--- Start Listing ---
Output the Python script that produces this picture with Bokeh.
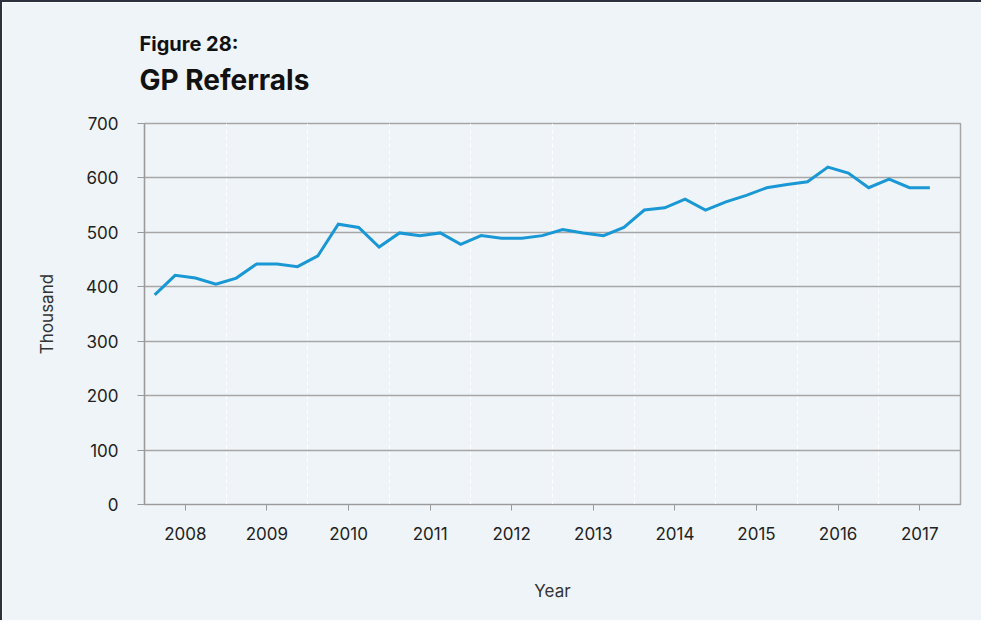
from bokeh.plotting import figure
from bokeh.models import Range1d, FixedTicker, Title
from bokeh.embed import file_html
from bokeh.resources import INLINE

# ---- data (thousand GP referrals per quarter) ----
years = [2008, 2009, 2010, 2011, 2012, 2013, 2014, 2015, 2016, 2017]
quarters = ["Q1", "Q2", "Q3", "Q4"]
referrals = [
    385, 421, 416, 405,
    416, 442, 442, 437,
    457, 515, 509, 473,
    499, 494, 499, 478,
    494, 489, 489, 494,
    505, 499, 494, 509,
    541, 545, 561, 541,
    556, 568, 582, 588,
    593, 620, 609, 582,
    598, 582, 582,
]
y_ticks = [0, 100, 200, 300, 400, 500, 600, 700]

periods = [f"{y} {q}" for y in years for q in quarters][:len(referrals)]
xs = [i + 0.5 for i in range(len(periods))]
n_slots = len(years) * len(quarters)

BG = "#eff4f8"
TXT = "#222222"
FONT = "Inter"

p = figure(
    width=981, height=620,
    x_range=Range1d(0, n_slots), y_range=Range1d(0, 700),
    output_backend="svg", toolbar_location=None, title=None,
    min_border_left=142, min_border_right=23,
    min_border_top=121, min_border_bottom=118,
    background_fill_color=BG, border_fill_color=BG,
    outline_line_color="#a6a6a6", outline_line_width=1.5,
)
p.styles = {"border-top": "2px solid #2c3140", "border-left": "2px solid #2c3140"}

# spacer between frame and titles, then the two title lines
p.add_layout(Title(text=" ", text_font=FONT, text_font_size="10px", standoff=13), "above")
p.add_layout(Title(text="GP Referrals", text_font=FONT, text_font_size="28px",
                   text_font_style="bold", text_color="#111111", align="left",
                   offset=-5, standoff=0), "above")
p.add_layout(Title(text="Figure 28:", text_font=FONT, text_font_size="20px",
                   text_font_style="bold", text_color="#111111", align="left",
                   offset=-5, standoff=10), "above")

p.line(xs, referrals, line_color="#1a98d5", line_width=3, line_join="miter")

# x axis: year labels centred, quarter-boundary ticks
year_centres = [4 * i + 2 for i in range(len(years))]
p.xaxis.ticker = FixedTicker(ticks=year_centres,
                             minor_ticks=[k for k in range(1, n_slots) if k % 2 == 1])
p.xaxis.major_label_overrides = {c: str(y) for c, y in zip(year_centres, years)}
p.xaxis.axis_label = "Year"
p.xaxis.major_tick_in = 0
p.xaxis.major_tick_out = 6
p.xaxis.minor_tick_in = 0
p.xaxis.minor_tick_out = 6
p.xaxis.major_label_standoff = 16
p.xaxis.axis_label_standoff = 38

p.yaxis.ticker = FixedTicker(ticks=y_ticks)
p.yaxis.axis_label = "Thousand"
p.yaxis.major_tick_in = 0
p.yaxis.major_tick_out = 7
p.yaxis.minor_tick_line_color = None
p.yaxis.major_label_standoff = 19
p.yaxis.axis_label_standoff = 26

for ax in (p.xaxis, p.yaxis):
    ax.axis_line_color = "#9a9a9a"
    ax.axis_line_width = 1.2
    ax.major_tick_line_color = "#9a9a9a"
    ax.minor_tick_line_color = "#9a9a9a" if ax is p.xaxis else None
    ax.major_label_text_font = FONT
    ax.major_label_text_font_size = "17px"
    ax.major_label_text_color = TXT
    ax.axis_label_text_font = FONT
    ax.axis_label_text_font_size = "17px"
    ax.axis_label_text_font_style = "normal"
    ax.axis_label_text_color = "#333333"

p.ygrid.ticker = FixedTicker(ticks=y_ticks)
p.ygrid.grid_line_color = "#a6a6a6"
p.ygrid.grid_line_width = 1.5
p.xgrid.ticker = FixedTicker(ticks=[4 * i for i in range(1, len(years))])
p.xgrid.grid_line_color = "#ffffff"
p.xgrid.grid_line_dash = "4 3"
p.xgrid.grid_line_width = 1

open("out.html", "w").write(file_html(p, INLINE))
--- End Listing ---
--- Start Listing ---
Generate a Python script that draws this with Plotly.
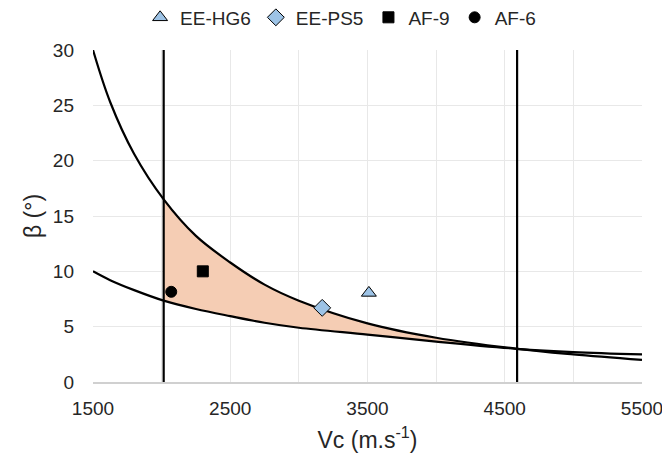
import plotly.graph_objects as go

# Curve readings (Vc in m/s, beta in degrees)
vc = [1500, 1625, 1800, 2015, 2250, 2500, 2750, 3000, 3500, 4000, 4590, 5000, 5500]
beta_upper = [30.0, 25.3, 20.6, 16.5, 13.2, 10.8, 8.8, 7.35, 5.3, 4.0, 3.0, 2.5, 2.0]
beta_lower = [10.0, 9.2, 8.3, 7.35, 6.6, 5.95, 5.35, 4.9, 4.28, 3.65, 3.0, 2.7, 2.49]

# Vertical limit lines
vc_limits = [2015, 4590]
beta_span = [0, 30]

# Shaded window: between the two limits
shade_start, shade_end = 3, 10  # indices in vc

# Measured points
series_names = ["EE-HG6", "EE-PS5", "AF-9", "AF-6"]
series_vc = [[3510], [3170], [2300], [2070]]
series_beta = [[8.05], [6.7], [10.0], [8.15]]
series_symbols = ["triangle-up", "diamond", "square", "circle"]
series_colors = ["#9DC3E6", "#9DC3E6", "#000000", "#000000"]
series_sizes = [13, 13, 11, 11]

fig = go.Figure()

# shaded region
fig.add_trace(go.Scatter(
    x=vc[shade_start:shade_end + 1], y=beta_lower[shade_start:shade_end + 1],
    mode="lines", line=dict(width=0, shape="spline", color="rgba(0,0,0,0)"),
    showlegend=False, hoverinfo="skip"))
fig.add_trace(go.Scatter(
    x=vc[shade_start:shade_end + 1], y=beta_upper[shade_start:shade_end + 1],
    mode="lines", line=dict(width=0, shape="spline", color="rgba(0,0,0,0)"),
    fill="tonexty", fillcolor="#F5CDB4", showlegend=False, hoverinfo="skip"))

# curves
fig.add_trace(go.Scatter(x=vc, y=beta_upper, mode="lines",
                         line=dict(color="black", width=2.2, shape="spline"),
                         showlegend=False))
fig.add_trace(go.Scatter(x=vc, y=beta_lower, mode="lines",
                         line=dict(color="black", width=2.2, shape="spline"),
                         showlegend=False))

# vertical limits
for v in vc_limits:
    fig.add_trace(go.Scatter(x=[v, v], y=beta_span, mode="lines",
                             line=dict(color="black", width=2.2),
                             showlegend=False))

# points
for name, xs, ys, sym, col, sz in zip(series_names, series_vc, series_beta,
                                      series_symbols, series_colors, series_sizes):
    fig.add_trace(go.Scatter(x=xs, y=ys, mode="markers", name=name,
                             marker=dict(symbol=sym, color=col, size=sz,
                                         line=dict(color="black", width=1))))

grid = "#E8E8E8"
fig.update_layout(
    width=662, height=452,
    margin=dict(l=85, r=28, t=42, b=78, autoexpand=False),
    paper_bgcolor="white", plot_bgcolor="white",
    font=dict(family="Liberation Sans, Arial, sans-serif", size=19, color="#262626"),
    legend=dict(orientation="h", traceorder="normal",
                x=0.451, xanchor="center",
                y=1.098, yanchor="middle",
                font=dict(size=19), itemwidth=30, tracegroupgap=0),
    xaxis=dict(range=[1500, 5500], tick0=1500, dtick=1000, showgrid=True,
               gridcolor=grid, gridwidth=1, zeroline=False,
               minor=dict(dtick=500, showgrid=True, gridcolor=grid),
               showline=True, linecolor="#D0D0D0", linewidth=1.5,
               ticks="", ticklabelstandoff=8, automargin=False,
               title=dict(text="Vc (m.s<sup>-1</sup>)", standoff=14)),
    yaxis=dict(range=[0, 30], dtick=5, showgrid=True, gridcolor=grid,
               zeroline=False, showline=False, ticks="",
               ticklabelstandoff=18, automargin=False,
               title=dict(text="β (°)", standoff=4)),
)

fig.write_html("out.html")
--- End Listing ---
--- Start Listing ---
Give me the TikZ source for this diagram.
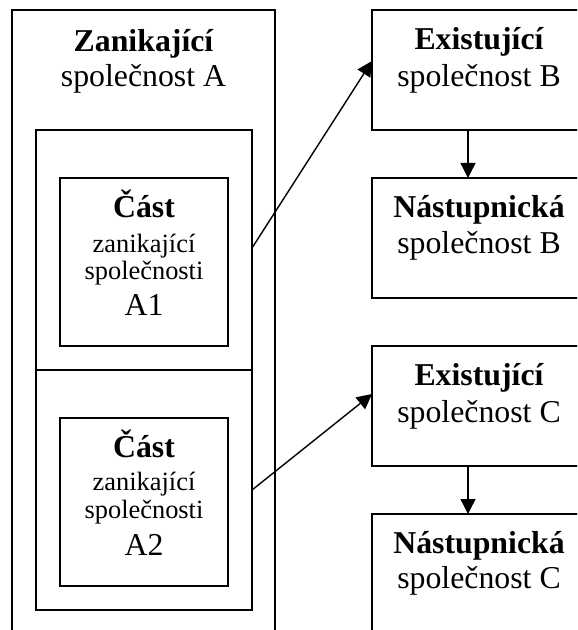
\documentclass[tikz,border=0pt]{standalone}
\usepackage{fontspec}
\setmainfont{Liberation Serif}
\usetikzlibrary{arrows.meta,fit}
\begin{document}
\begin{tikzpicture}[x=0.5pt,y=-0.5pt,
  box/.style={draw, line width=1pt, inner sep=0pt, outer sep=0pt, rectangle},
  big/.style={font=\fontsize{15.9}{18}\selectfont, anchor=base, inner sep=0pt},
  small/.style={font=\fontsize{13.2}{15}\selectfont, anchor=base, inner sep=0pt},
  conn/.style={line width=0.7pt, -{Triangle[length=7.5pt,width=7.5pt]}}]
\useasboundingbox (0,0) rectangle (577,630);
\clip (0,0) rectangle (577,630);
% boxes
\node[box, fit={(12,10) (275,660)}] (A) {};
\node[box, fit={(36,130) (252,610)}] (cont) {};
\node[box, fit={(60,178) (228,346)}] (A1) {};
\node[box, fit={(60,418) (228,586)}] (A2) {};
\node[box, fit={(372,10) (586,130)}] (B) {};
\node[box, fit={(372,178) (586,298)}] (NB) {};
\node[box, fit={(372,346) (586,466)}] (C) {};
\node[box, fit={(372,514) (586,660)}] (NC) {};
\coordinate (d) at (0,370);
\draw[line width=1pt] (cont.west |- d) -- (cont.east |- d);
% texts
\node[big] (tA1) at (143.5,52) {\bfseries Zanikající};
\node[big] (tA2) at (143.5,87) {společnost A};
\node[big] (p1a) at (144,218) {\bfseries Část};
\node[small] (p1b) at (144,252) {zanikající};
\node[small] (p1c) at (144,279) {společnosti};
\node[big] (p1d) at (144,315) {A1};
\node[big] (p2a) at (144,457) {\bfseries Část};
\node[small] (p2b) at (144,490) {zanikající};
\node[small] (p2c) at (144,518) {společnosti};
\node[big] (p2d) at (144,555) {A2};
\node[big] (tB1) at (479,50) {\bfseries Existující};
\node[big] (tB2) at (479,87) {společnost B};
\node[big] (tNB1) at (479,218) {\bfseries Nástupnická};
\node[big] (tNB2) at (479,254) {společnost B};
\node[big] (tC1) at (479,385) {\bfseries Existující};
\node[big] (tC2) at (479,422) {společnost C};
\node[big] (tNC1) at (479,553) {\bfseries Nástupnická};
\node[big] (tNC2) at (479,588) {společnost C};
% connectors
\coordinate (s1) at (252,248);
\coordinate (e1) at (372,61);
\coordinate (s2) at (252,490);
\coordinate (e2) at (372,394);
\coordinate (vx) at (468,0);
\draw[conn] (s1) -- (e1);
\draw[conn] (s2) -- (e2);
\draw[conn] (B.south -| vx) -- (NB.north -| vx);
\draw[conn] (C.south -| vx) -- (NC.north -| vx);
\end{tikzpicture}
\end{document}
--- End Listing ---
- **Written exercise**:
In the listing above, find the line with "Output the Python" and the line with "from bokeh.resources import INLINE". Copy exactly those lines and all between them, minus the images.

- **Answer in full**:
Output the Python script that produces this picture with Bokeh.
from bokeh.plotting import figure
from bokeh.models import Range1d, FixedTicker, Title
from bokeh.embed import file_html
from bokeh.resources import INLINE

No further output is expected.